June 2015
Maine CATs: To Change Everything, It Takes Everyone
By Miriam Rubin, Maine Climate Action Team Advisory Committee Chair
Climate Action Teams (CATs) hit the ground running, cruising on the momentum generated by the People’s Climate March last September. This concept, applying classic community action methods to climate activism, has proven itself to be a very effective motivating and organizing tool. In just its first six months, the campaign has already provided training, technical support and networking to a dozen participating communities. The campaign offers a complete package: organizing templates, guidance for achieving success with local projects, even funding through a mini-grant program – just add people! In addition to being a useful way to stimulate and facilitate local projects, Climate Action Teams hold the potential to plant seeds for long-term change. This is where CATs can be more than just another “green project” campaign.
On the surface, the program resonates well as a vehicle to help communities meet local goals. However, it also exemplifies the “Think globally, act locally” mantra. Communities in which CATs are working will soon be reaping very real benefits. Community gardens, weatherized homes, community solar installations, are all tangible and valuable enhancements. The question is how to take the next step, getting people to connect these local efforts with the bigger picture of climate disruption and our role in the planet’s future.
To change everything, it takes everyone. Locally defined and selected projects connect like-minded individuals within and between communities. It’s a lot easier to get people to pay attention when the subject is close to home; herein lies CATs’ untapped potential. To be most effective, Climate Action Team members need to see themselves as activists and take their extended communities on a journey, connecting local action to the global problem and then circling back again to further local actions.
Everyone engaging in this campaign becomes linked through his/her common CAT experience. This is the foundation for a new grassroots network of climate activists, folks who are increasingly fluent in the language of climate disruption and small, local-scale mitigations. These ambassadors need to articulate the problem and communicate solutions through their communities and personal networks. This corps of volunteer leaders is crucial if citizen activism is to create a ripple of local climate mitigation projects that raise awareness to support fundamental state and national policy changes.

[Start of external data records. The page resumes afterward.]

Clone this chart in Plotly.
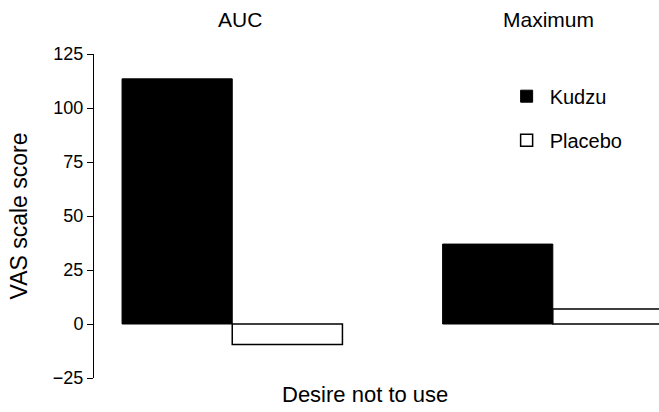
import plotly.graph_objects as go

# data
groups = ["AUC", "Maximum"]
kudzu = [113.5, 37]
placebo = [-9.5, 7]
y_ticks = [-25, 0, 25, 50, 75, 100, 125]

fig = go.Figure()
fig.add_trace(go.Bar(
    x=groups, y=kudzu, name="Kudzu",
    marker=dict(color="black", line=dict(color="black", width=1)),
    legendgroup="k",
))
fig.add_trace(go.Bar(
    x=groups, y=placebo, name="Placebo",
    marker=dict(color="white", line=dict(color="black", width=1.5)),
    legendgroup="p",
))

fig.update_layout(
    width=659, height=412,
    margin=dict(l=94, r=0, t=54, b=34),
    paper_bgcolor="white", plot_bgcolor="white",
    font=dict(family="Liberation Sans, Arial, sans-serif", color="black", size=18),
    barmode="group", bargap=0.3125, bargroupgap=0,
    showlegend=True,
    legend=dict(
        x=0.725, y=0.93, xanchor="left", yanchor="top",
        font=dict(size=20), tracegroupgap=15, itemwidth=36,
        bgcolor="rgba(0,0,0,0)",
    ),
    xaxis=dict(
        range=[-0.43125, 1.33125], showticklabels=False, ticks="",
        showline=False, showgrid=False, zeroline=False,
    ),
    yaxis=dict(
        range=[-25, 125], tickvals=y_ticks, ticks="outside", ticklen=6,
        tickcolor="black", showline=True, linecolor="black", linewidth=1,
        showgrid=False, zeroline=False, tickfont=dict(size=18),
        title=dict(text="VAS scale score", font=dict(size=23), standoff=18),
    ),
    annotations=[
        dict(text="AUC", x="AUC", xref="x", y=1, yref="paper", yanchor="middle",
             showarrow=False, xshift=8, yshift=35, font=dict(size=21)),
        dict(text="Maximum", x="Maximum", xref="x", y=1, yref="paper", yanchor="middle",
             showarrow=False, xshift=-4, yshift=35, font=dict(size=21)),
        dict(text="Desire not to use", x=0.48, xref="paper", y=0, yref="paper",
             yanchor="top", yshift=-2, showarrow=False, font=dict(size=22)),
    ],
)

fig.write_html("out.html", config={"displayModeBar": False},
               post_script="document.body.style.margin='0';")
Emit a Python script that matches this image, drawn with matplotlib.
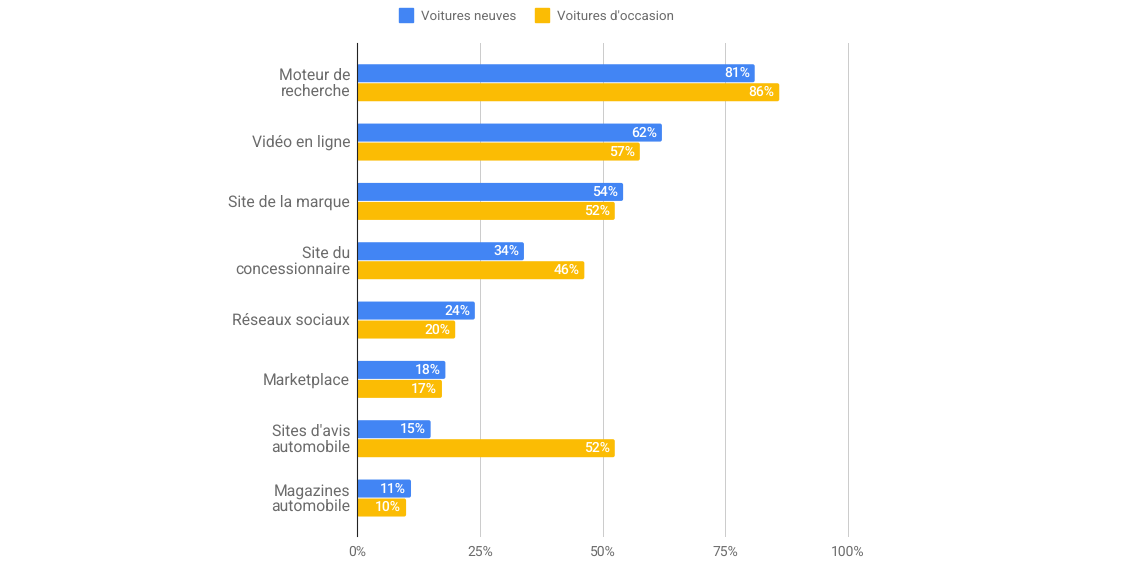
import matplotlib
matplotlib.use("Agg")
import matplotlib.pyplot as plt
import matplotlib.transforms as mtransforms
import numpy as np
from matplotlib.patches import Patch, FancyBboxPatch

categories = ["Moteur de\nrecherche", "Vidéo en ligne", "Site de la marque", "Site du\nconcessionnaire",
              "Réseaux sociaux", "Marketplace", "Sites d'avis\nautomobile", "Magazines\nautomobile"]
# longueurs
neuves = [81, 62.1, 54.2, 34, 24, 18, 15, 11]
occasion = [86, 57.6, 52.5, 46.3, 20, 17.3, 52.5, 10]
neuves_labels = ["81%", "62%", "54%", "34%", "24%", "18%", "15%", "11%"]
occasion_labels = ["86%", "57%", "52%", "46%", "20%", "17%", "52%", "10%"]
xticks = [0, 25, 50, 75, 100]

BLUE = "#4285f4"
YELLOW = "#fbbc04"
GREY = "#6b6b6b"


def rounded_bars(ax, bars, color):
    # coins arrondis: barh donne la position, FancyBboxPatch le dessin
    for b in bars:
        b.set_visible(False)
        ax.add_patch(FancyBboxPatch((b.get_x(), b.get_y()), b.get_width(), b.get_height(),
                                    boxstyle="round,pad=0,rounding_size=0.4", mutation_aspect=0.083,
                                    facecolor=color, edgecolor="none", zorder=3))


def main():
    plt.rcParams["font.family"] = ["Roboto", "DejaVu Sans"]
    plt.rcParams["text.hinting"] = "none"
    fig = plt.figure(figsize=(11.46, 5.73), dpi=100)
    ax = fig.add_axes([357 / 1146, 1 - 536 / 573, (848 - 357) / 1146, (536 - 43) / 573])

    y = np.arange(len(categories))
    h = 18 / 59.3
    rounded_bars(ax, ax.barh(y - 0.16, neuves, height=h), BLUE)
    rounded_bars(ax, ax.barh(y + 0.16, occasion, height=h), YELLOW)

    for i in range(len(categories)):
        ax.text(neuves[i] - 1, y[i] - 0.16, neuves_labels[i], color="white", fontsize=10,
                fontweight=500, ha="right", va="center", zorder=4)
        ax.text(occasion[i] - 1, y[i] + 0.16, occasion_labels[i], color="white", fontsize=10,
                fontweight=500, ha="right", va="center", zorder=4)

    ax.set_xlim(0, 100)
    ax.set_ylim(7.64, -0.67)
    ax.set_xticks(xticks)
    ax.set_xticklabels([f"{v}%" for v in xticks], color=GREY, fontsize=10)
    ax.set_yticks(y)
    ax.set_yticklabels(categories, color=GREY, fontsize=11.3, linespacing=1.02, multialignment="right")
    ax.tick_params(length=0)
    ax.tick_params(axis="y", pad=5)
    ax.tick_params(axis="x", pad=7)
    # tick_params remet le transform, donc le decalage vient apres
    up = mtransforms.ScaledTranslation(0, 1 / 100, fig.dpi_scale_trans)
    for lab in ax.get_yticklabels():
        lab.set_transform(lab.get_transform() + up)
    ax.grid(axis="x", color="#cccccc", linewidth=0.72, zorder=0)
    for line in ax.get_xgridlines():
        line.set_clip_on(False)
    for name in ["top", "right", "bottom"]:
        ax.spines[name].set_visible(False)
    ax.spines["left"].set_color("#222222")
    ax.spines["left"].set_zorder(5)

    handles = [Patch(color=BLUE, label="Voitures neuves"), Patch(color=YELLOW, label="Voitures d'occasion")]
    fig.legend(handles=handles, ncol=2, loc="center", bbox_to_anchor=(536.5 / 1146, 1 - 15 / 573), frameon=False,
               fontsize=9.6, labelcolor=GREY, handlelength=1.05, handleheight=1.35, columnspacing=1.4, handletextpad=0.6)

    fig.savefig("out.png", dpi=100)
    plt.close(fig)


if __name__ == "__main__":
    main()
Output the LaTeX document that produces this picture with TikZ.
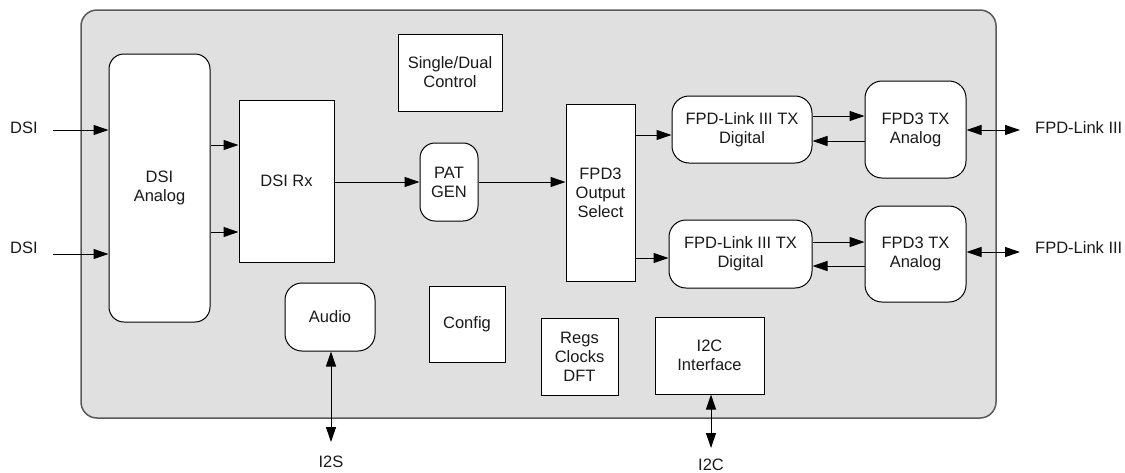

Climate Action Teams offer a supremely effective means to galvanize action since the entire modus operandi is so very real. CATs are successfully rallying support because their projects are completely driven by local needs and interests, and the benefits will first and foremost be realized within the community. However, the challenge – and the critical need – lies in connecting these local actions to the global picture. Without that key extension, the full potential for Climate Action Teams to truly affect climate disruption cannot be realized. We need to rise to the challenge and take responsibility for being more than Climate Action Team members; we need to see ourselves as Climate Action Team activists.